Beobachtern zufolge hatten es Erdogan und Davutoglu seit dem Wahltag von vornherein auf Neuwahlen angelegt. Davutoglus geschäftsführende Regierung habe gar kein Interesse daran, eine Koalitionsregierung herbeizuführen, beobachtete noch Anfang August die Londoner Wochenzeitung The Economist. Der Staatspräsident habe nicht einmal versucht, mit dem Oppositionsführer von der CHP darüber zu sprechen, wie die politische Krise zu überwinden sei, kommentiert die katholische Pariser Tageszeitung La Croix: „Der türkische Präsident scheint es sehr eilig zu haben, eine Auflösung des Parlaments und Neuwahlen im Herbst zu erreichen.“ Vom „Putsch in Zeitlupe“, schreibt die Wiener Tageszeitung Der Standard.

Kurdisches Pulverfass

Das ist kaum eine Übertreibung: Erdogan will die absolute AKP-Mehrheit erzwingen. Seine Rechnung ist einfach, aber kaum erfolgversprechend: Seit der AKP-Wahlschlappe im Juni hat die Türkei stärker in den syrischen Bürgerkrieg eingegriffen – vor allem mit Schlägen gegen die kurdische PKK. Der Präsident hofft, nationalistische Stimmung im Lande anzufachen und so der HDP Wähler abzujagen. Tatsächlich haben sich bei der Wahl im Juni viele konservative Kurden von der AKP ab- und der HDP zugewendet. Doch mit Stimmungsmache gegen die Kurden im Lande und mit Krieg gegen Kurden im Irak und in Syrien werden die kaum zurückzugewinnen sein. Bleibt die Hoffnung der AKP, mit anti-kurdischer Agitation nationalistische Stimmen zu gewinnen. Bisher vergeblich: Umfragen verzeichnen kaum Bewegung.

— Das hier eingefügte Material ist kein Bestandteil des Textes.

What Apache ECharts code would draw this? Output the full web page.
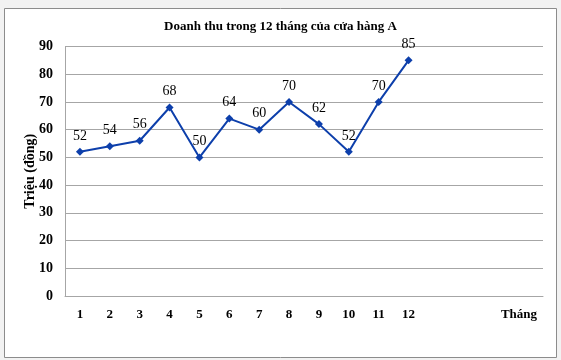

Gefährliche Zuspitzung droht: Immer mehr junge türkische Kurden schließen sich der PKK an.

Unterdessen nimm nur die Gewalt zu: Das Militär fliegt Angriffe auf PKK-Stellungen im Nordirak wie in der Türkei und erhöht in den türkischen Kurdengebieten den Druck auf die Bevölkerung. Die PKK verübt fast täglich Anschläge auf türkische Sicherheitskräfte. Auf beiden Seiten wächst die Zahl der Toten – und der Hass. Immer mehr junge türkische Kurden schließen sich der PKK an. Gefährliche Zuspitzung droht. HDP-Chef Selahattin Demirtas hat schon die PKK – und zugleich Ankara – vor Bürgerkrieg gewarnt. Erdogan sitze auf einem „kurdischen Pulverfass“, sieht die Neue Zürcher Zeitung.

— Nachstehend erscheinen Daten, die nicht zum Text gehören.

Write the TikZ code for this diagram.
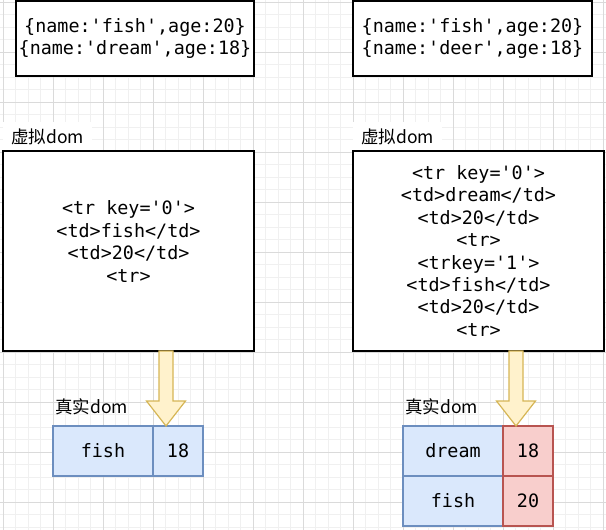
\documentclass[tikz,border=0pt]{standalone}
\usepackage{fontspec}
\newfontfamily\codefont{DejaVu Sans Mono}
\newfontfamily\cjkfont{Noto Sans CJK SC}
\usetikzlibrary{positioning}
\definecolor{gridmajor}{HTML}{DADADA}
\definecolor{gridminor}{HTML}{F0F0F0}
\definecolor{cellblue}{HTML}{DAE8FC}
\definecolor{lineblue}{HTML}{6C8EBF}
\definecolor{cellred}{HTML}{F8CECC}
\definecolor{linered}{HTML}{B85450}
\definecolor{arrowfill}{HTML}{FFF2CC}
\definecolor{arrowline}{HTML}{D6B656}
\tikzset{
    codebox/.style = {draw, fill=white, line width=1.2pt, inner sep=0pt, outer sep=0pt,
                      align=center, font=\codefont\fontsize{18.4}{22.4}\selectfont},
    codetext/.style = {inner sep=0pt, align=center, font=\codefont\fontsize{18.4}{22.4}\selectfont},
    tag/.style = {inner sep=0pt, font=\cjkfont\fontsize{17.5}{20}\selectfont},
    bluecell/.style = {draw=lineblue, fill=cellblue, line width=1.2pt, inner sep=0pt, outer sep=0pt,
                       minimum width=100pt, minimum height=50pt, font=\codefont\fontsize{18.4}{22.4}\selectfont},
    redcell/.style = {bluecell, draw=linered, fill=cellred, minimum width=50pt},
    blockarrow/.style = {draw=arrowline, fill=arrowfill, line width=1.2pt},
}

\begin{document}
\begin{tikzpicture}[x=1pt, y=-1pt]
    \useasboundingbox[fill=white] (0,0) rectangle (606,530);

    % grid
    \foreach \i in {0,...,48} \draw[gridminor, line width=1pt] ({3+12.5*\i},0) -- ({3+12.5*\i},530);
    \foreach \i in {0,...,42} \draw[gridminor, line width=1pt] (0,{2+12.5*\i}) -- (606,{2+12.5*\i});
    \foreach \i in {0,...,12} \draw[gridmajor, line width=1pt] ({3+50*\i},0) -- ({3+50*\i},530);
    \foreach \i in {0,...,10} \draw[gridmajor, line width=1pt] (0,{2+50*\i}) -- (606,{2+50*\i});

    % data
    \node[codebox, minimum width=238pt, minimum height=75pt] (dataL) at (135,38.5)
        {\{name:'fish',age:20\}\\\{name:'dream',age:18\}};
    \node[codebox, minimum width=239pt, minimum height=75pt] (dataR) at (472.5,38.5)
        {\{name:'fish',age:20\}\\\{name:'deer',age:18\}};

    % virtual dom
    \node[tag, fill=white, minimum width=89pt, minimum height=29pt] (vlabelL) at (47.5,136.5) {虚拟dom};
    \node[tag, fill=white, minimum width=89pt, minimum height=29pt] (vlabelR) at (397.5,136.5) {虚拟dom};

    \node[codebox, minimum width=251pt, minimum height=200pt] (vdomL) at (128.5,251) {};
    \node[codetext] (vtextL) at (128.5,241.5)
        {<tr key='0'>\\<td>fish</td>\\<td>20</td>\\<tr>};
    \node[codebox, minimum width=251pt, minimum height=200pt] (vdomR) at (478.5,251)
        {<tr key='0'>\\<td>dream</td>\\<td>20</td>\\<tr>\\<trkey='1'>\\<td>fish</td>\\<td>20</td>\\<tr>};

    % real dom
    \node[tag] (rlabelL) at (91.5,406.5) {真实dom};
    \node[tag] (rlabelR) at (441.5,406.5) {真实dom};

    \node[bluecell] (fishL) at (103,451) {fish};
    \node[bluecell, minimum width=50pt] (ageL) [right = 0pt of fishL] {18};

    \node[bluecell] (dreamR) at (453,451) {dream};
    \node[redcell] (ageRa) [right = 0pt of dreamR] {18};
    \node[bluecell] (fishR) [below = 0pt of dreamR] {fish};
    \node[redcell] (ageRb) [right = 0pt of fishR] {20};

    % arrows
    \coordinate (arrL) at (166,0 |- vdomL.south);
    \coordinate (tipL) at (166,0 |- fishL.north);
    \coordinate (arrR) at (516,0 |- vdomR.south);
    \coordinate (tipR) at (516,0 |- dreamR.north);

    \draw[blockarrow] (arrL) ++(-7,0) -- ++(0,50) -- ++(-12.5,0) -- (tipL)
        -- ++(19.5,-25) -- ++(-12.5,0) -- ++(0,-50) -- cycle;
    \draw[blockarrow] (arrR) ++(-7,0) -- ++(0,50) -- ++(-12.5,0) -- (tipR)
        -- ++(19.5,-25) -- ++(-12.5,0) -- ++(0,-50) -- cycle;
\end{tikzpicture}
\end{document}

Ankara lässt Kurden bombardieren – Bundeswehrsoldaten bilden Kurden aus

Erdogans Priorität bleiben die Kurden. Dass sich Ankara unter massivem amerikanischen Druck jetzt bereit erklärt hat, sich doch intensiver am Krieg gegen den Islamischen Staat zu beteiligen, wird daran wenig ändern. „Wir glauben, dass die Türkei bereit ist, sobald wie möglich in vollem Umfang mitzumachen“, heißt es optimistisch aus dem US-Verteidigungsministerium. Das wird sich zeigen.

Fanal des Misstrauens zwischen den Nato-Partnern Deutschland und Türkei.

Neue Zürcher Zeitung

Sicher ist, dass die Gegensätze in der etwa 40 Staaten großen Allianz gegen den Islamischen Staat in Syrien und Irak bleiben: Das zeigt etwa auch die kürzliche Entscheidung der Bundesregierung, bis zum Januar 2016 die Stationierung zweier Patriot-Flugabwehreinheiten mit 250 Bundeswehrsoldaten im Süden der Türkei zu beenden. Von einem „Fanal des Misstrauens zwischen den Nato-Partnern Deutschland und Türkei“ schreibt die NZZ. 100 andere Bundeswehrsoldaten bleiben dagegen im Nordirak – um irakische Kurden für den Kampf gegen den Islamischen Staat auszubilden.